First, getting your staff on board and setting an example for your visitors is a great initial step. You’ll then have to figure out what motivates your community to get active. Use all of the tools at your disposal – such as social media, email lists and otherwise – to help your cause. Most importantly, make sure to provide opportunities for your citizens to be more active in their day-to-day life. Here are some things to think about, to help you promote active living at your parks and rec organization.
Start from Within
One of the most important things you can do to promote active living is to get your staff to increase their own physical activity regimens. Your efforts may be in vain, if the people in your community who are trying to promote active lifestyles don’t practice what they preach. Not only will your staff members be more efficient in the workplace, they’ll also boost their own well-being and their customer service should come across more energetic and positive, as a result. Now when they make small talk with visitors and guests, they can chat about how they got active over the weekend, for example; further building the active culture at your organization.
Community Events and Incentives
Different people have a diverse mix of motivations for be active. Some like the competitive aspect of recreation leagues or drop-ins, while others like the social side of a sports day or kickboxing class. Some may want to look fit, while others just want to get some cardiovascular exercise. Having different sorts of incentives can help people get more active, in various ways that best fit their lifestyle.

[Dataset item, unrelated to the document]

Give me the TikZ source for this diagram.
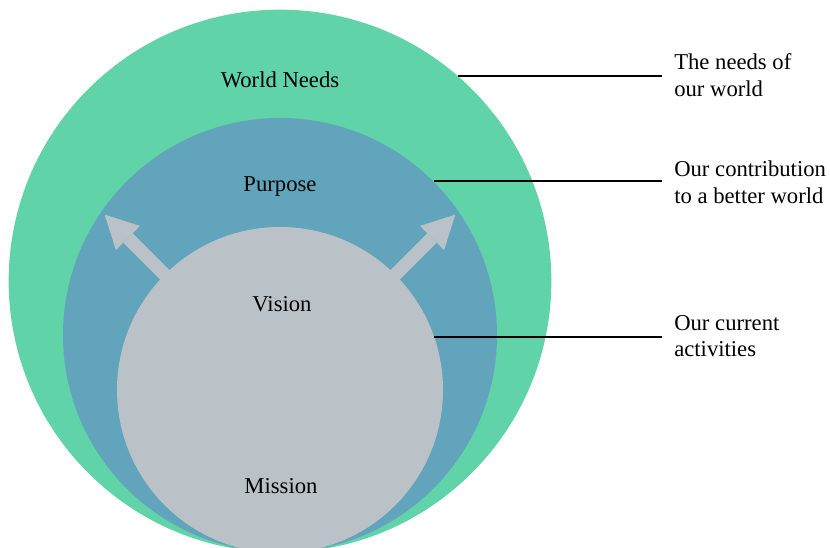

This variety of incentives should be broken down by target demographic, before being executed. For example, if you find most millennials in your community enjoy team sports, you can market this part of your programming on social media. If you’re highlighting a group seniors’ walk aiming to boost social activity – while getting some physical exercise – you might want to target your local newspaper or community newsletters.
Out of all of the marketing tools you have, social media may be the most effective, at least for the dollar-to-dollar expenditure of your budget. Get creative and use this to your advantage, to promote an active lifestyle. Did your office staff reach a group fitness target? Share that on social media, to show that your team walks the walk.
Create a daily content theme. On Tuesdays, you could share user-submitted tips on how to be more active every day. On Saturdays, you might share inspirational photos and stories involving a change in one’s habits. Here’s a challenge for those in denser communities that have safe roads for cycling and walking: have a contest where people go carless for a week, with prizes for various categories.
Provide Ample Opportunities for Active Living
To encourage people into taking the active route, you’ll need to ensure the active lifestyle is a pleasant choice. For example, biking to work is great but, without any bike lanes, it might be difficult to get more people on board for ditching their cars. If you want people to walk, cycle or jog to local parks, you’ll need proper pathways that are well-lit, safe and enjoyable. If you want your office staff to take the stairs, rather than an elevator, make sure the stairs are well-lit, safe and accessible. Taking down any obstacles or barriers to active living can do wonders for positively changing people’s lifestyle habits.
Don’t forget, Parks and Recreation Month is coming up. With a little early planning, this gives you enough time to plan out your events and incentives for geting your community active.